Time and Money

The Downside of Doing Commercial Real Estate Yourself

Are you one of the rare healthcare providers or administrators who understands how much is at stake in commercial real estate negotiations? If so, then you probably know that commercial real estate is the highest negotiable expense for your healthcare practice. Consequently, most healthcare providers fall into the statistic that tells us that 80% of healthcare practices still take a ‘DIY: do-it-yourself’ approach to these crucial negotiations and site selection process.

Let’s review a couple reasons why doing commercial real estate without representation will likely cost you a significant amount of time and money.

 

Time

The average commercial real estate transaction takes dozens of hours to complete. When you calculate the hours of research, driving the market, communicating with listing agents, touring properties, negotiating letters of intent (LOI’s), negotiating lease contract terms, printing / signing / mailing documents, and the dozens of other miscellaneous tasks you encounter in almost every commercial real estate dealyou can easily spend 30-40 hours or more on a single transaction. That equates to an entire week of work! 

Given the fact you have a full-time job already, you have two options as to where you will find those hours:  

  1. During normal business hours (when you could otherwise be generating revenue) or  
  2. During your valuable time off that would normally be spent with your family, relaxing, taking care of personal errands or making memories with those you love.

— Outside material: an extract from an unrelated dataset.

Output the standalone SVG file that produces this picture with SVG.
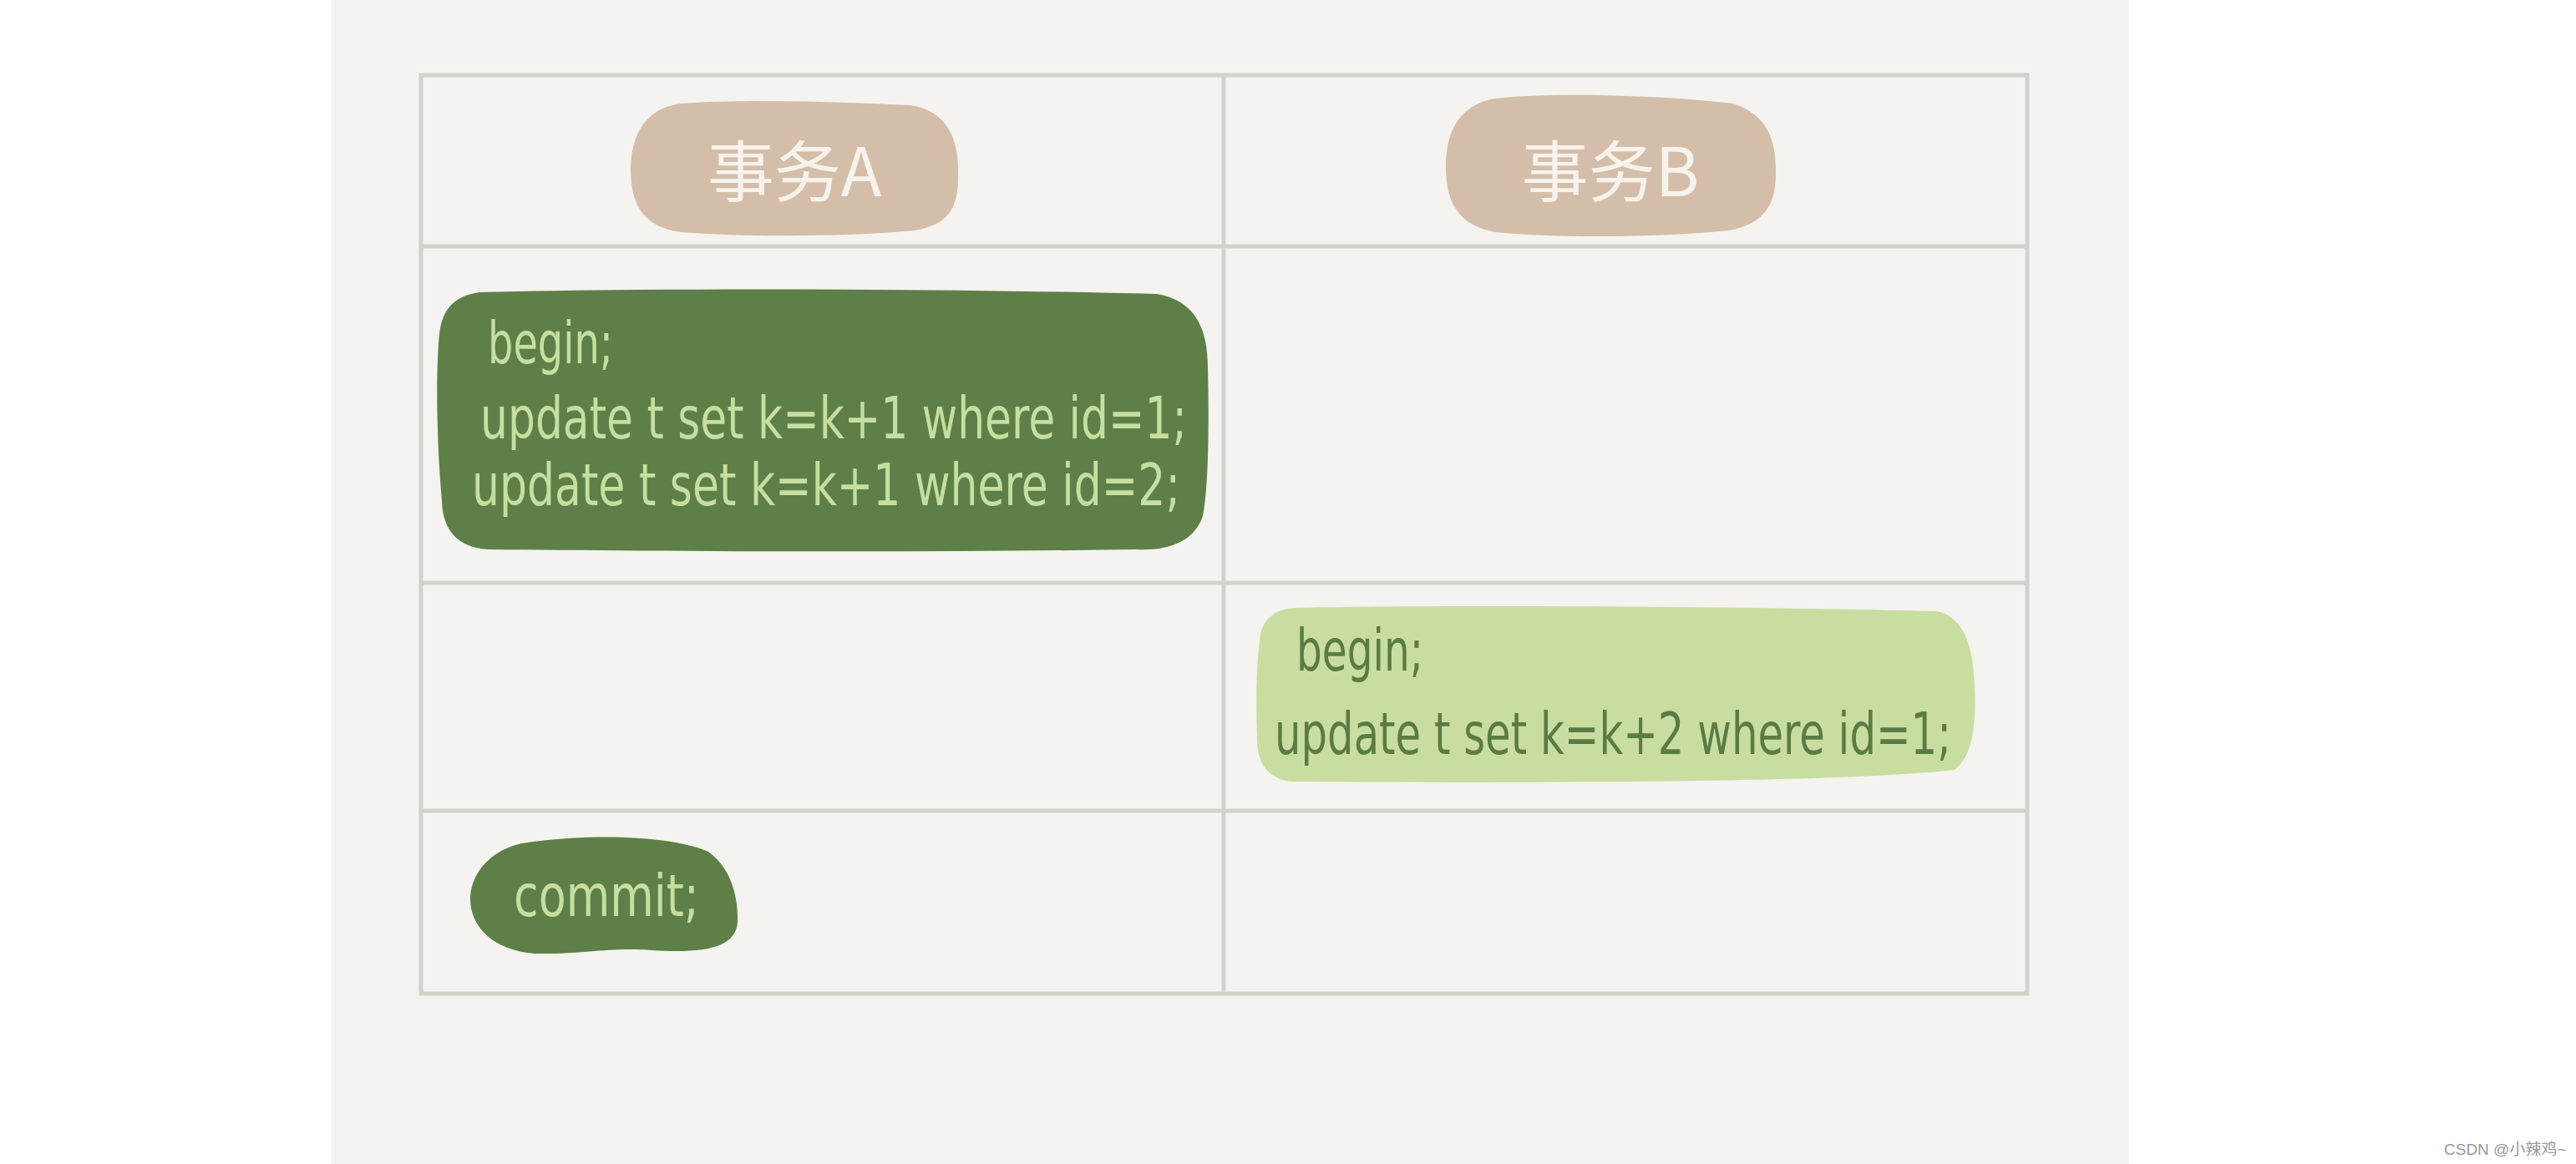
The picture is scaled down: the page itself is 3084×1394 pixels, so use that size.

Neither option is a good one, especially when you consider how much money you could be making per hour if you invested that time into your practice. Since time is a commodity you cannot get back, it’s important to invest it where it will yield you the highest return.

Money

The ‘do-it-yourself’ approach can cost the average healthcare practice tens of thousands of dollars.

The vast majority of commercial real estate transactions have a listing agent assigned to the opposing side of you in the transaction. That agent has a fiduciary responsibility (legal and financial obligation) to the landlord to ensure they get the best possible deal and that their interests are protected and paramount over any other party in the transaction – meaning you!

The listing agent is also the person who collects a commission on the transaction. The commission amount is set aside before the property is even listed, and it will either be paid to the listing agent or split between the listing agent and the agent you hire to represent your needs. Often times if there is no agent representing the buyer / tenant (you), the listing agent gets paid the full commission, rather than splitting with the agent who should be representing you. This means the listing agent is receiving a ‘double commission’.

If you take the ‘do-it-yourself’ approach, someone else is making the money for doing the job you did yourself. The craziest part is, the person making money is opposing you in the transaction! And, you just helped that person collect twice as much as they would have if you would have hired an expert agent to represent your needs and protect your interests!

This could be because you don’t fully understand everyone’s role within a deal. After all, when you called the name on the sign, they told you they wanted to help you get into the space!

The problem is, to them you are just a customer. The landlord is their only client in the deal. That might not sound like a big difference but it has a HUGE impact on the outcome of the terms that each party receives. The listing agent has a legal obligation (called a fiduciary) to ensure the landlord gets the best possible deal within your transaction. They have no such obligation to you, since you are not their client.

Without representation that looks out for your best interests, you are almost guaranteed to leave a significant amount of money on the table during negotiations.